Gelişen dünya düzeninde ülkeler arası hareketlilik her geçen gün artıyor. Bu hareketliliğin en dikkat çekici boyutlarından biri de beyin göçü olarak adlandırılan, yüksek vasıflı ve eğitimli bireylerin ülkelerinden ayrılarak daha iyi imkanlar sunan ülkelere yerleşmesidir. Beyin göçü, hem göç veren hem de göç alan ülkeler için ekonomik ve toplumsal sonuçlar doğurur.
Beyin Göçünün Tanımı ve Sebepleri
Beyin göçü, uzmanlık gerektiren mesleklerde eğitimli kişilerin ekonomik, sosyal ve akademik fırsatlar nedeniyle başka ülkelere yerleşmesini ifade eder. Bu göçün başlıca nedenleri arasında yüksek maaşlar, daha iyi çalışma koşulları, akademik özgürlük, sosyal güvence ve yaşam standartlarının yüksekliği bulunur. Örneğin, gelişmekte olan ülkelerde fırsatların sınırlı olması, uzman bireyleri gelişmiş ülkelere yönlendirmektedir.
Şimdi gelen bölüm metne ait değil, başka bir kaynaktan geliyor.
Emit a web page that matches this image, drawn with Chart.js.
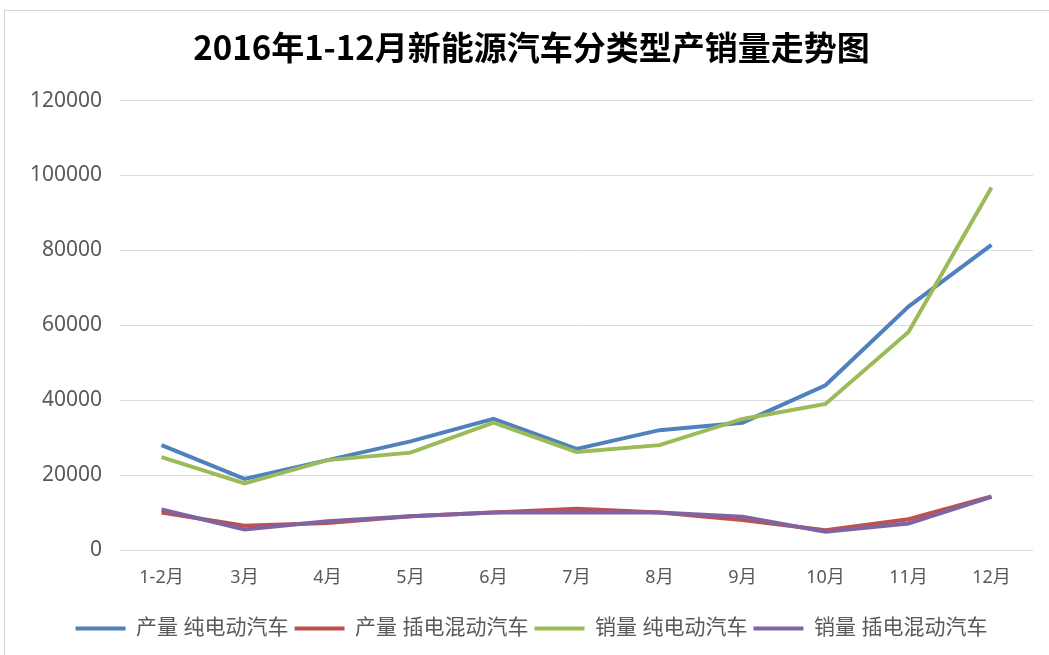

Göç Veren Ülkeler İçin Etkiler
Beyin göçü, göç veren ülkelerde ciddi sorunlara yol açar. Yetişmiş insan kaynağının azalması, ülkedeki yenilikçi fikirlerin ve teknolojik gelişimlerin geride kalmasına neden olabilir. Eğitimli bireylerin ülkelerini terk etmesi, kamu kaynaklarıyla yetiştirilen uzmanların başka ülkelere hizmet etmesine yol açar. Bu durum, ekonomide verimliliğin düşmesine ve iş gücü açığının doğmasına sebep olur.
Göç Alan Ülkeler İçin Etkiler
Beyin göçü, göç alan ülkelerde ise avantajlar yaratır. Yüksek eğitimli bireylerin iş gücüne katılması, inovasyon ve teknolojik gelişmeleri hızlandırır. Göçmenler, farklı bakış açıları ve kültürel çeşitlilik getirerek ülkenin sosyal dokusuna da katkı sağlar. Ancak, yüksek vasıflı işçilerin fazlalığı yerel iş gücü üzerinde baskı oluşturabilir.
Beyin Göçünün Çözüm Yolları
Beyin göçünü tersine çevirmek veya azaltmak için çeşitli önlemler alınabilir. Göç veren ülkeler, nitelikli bireyleri ülkelerinde tutmak adına çalışma koşullarını iyileştirip fırsatlar üretmelıdır. Ayrıca, diaspora politikaları ile yurt dışında yaşayan vatandaşlardan faydalanmak mümkündür. Gelişmiş ülkeler ise göçmenlerin entegrasyonuna odaklanmalıdır.
Beyin göçü, küresel ekonominin bir gerçeği olarak karşımıza çıkıyor. Bu dinamiğin yönetilmesi, hem göç veren hem de göç alan ülkeler için sürdürülebilir bir geleceğin anahtarı olabilir. Her iki tarafın da bu olgudan maksimum fayda sağlaması, akılcı politikalarla mümkündür.